The book is not really a thriller but it does have a mystery at its heart and many of the encounters that make up the story take the form of an amateur investigative procedural to give it a clothes horse, so to speak, to hang the main linen of the story on. Fiona’s sister has been missing for seven years and the last time she saw her was when she showed up at her door with a newborn babe, Beth... and then she ran away in the night, leaving Fiona and her parents to bring up the child without her.

And it’s a very interesting way of doing things as the writer takes six long sections and structures them under repeat mini titles to relocate either time shifts (flashbacks and so forth) or the central character’s dealings, split between her personal life on the investigation and her colleagues at the building company. So, for instance, chapter one will be made up of a repeat cycle of cross cuts between subsections labelled either CITY and VILLAGE, chapter two would be BACK and FORTH, chapter three would be PRIVATE and PUBLIC and so one. Further adding to these, almost John DoS Passos style (if I’m remembering my USA Trilogy correctly), are little bursts of information that interrupt the narrative as Fiona feeds her growing obsession with the girls’ sex worker blogs, her inklings of her own shifting sexuality and her growing sense of camaraderie with the girls and the seduction of the lifestyle in which they work.

And, yeah, I wasn’t sure at first because the lack of ‘hard thriller’ territory from the start kind of threw me but... it didn’t take that long for me to realise, for instance, that the central premise of the missing sister, pursued quite vigorously by the central character herself, was not what the book was about. Even though it also has a mild ‘espionage’ angle to something Fiona is doing at one point. But at the same time, despite my initial reservations, I found myself quite drawn into the world in which Fiona begins to explore. This is despite the main narrative refraining, for the most part, to be specifically sexualised and maintaining a more, solid observational approach to the various women that Fiona encounters on her own personal odyssey.

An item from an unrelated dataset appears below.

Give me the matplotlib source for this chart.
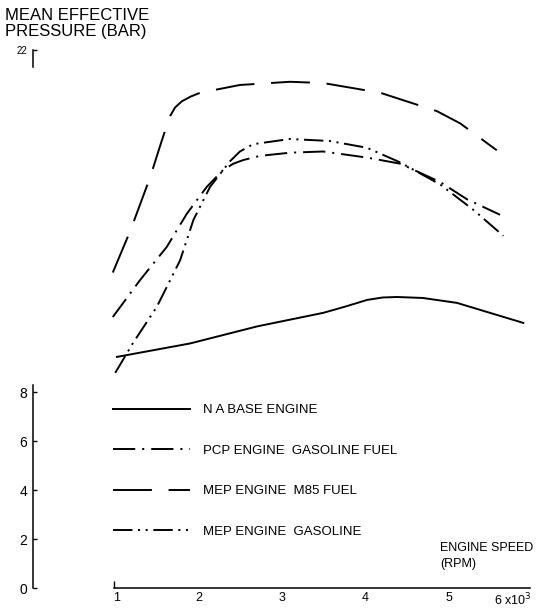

Now, it has to be said, there are a few clichés explored in the book. For example, I knew exactly where Fiona was going to end up as a person by the end of the novel and there were a few dramatic points in the book that some readers will definitely see coming. However, saying that, because of the unwillingness on the writer’s part to fall into a specific trap of allowing these various plot points to become the raison d'être of the actual scenes in which they turn up... almost in a laid back manner... it kind of doesn’t matter if you see certain story beats coming from afar because, it’s more about the writing, the structure and the attitude to various professions and people which are, in actual fact, the core of the novel. At least that's the way it seems to me.

What this means, in case you were wondering, is that I still found myself thoroughly gripped by the character of Fiona and her relationships with the various people, including her young ‘daughter’, more than anything else in the novel. So, yeah, I have to say I thoroughly enjoyed Fishnet and, well, I’m sorry it’s such a short review this time but thank you so much to the author for portraying the majority of the sex workers here in a positive light... or perhaps, more importantly, in a respectful light (after all, some escorts can also be terrible human beings, as much as the next person). It was just nice to see that profession normalised and written about with a certain amount of knowledge about the subject (see Innes afterword about how she researched this one) and with a sympathetic eye. Glad I bought this one, for sure.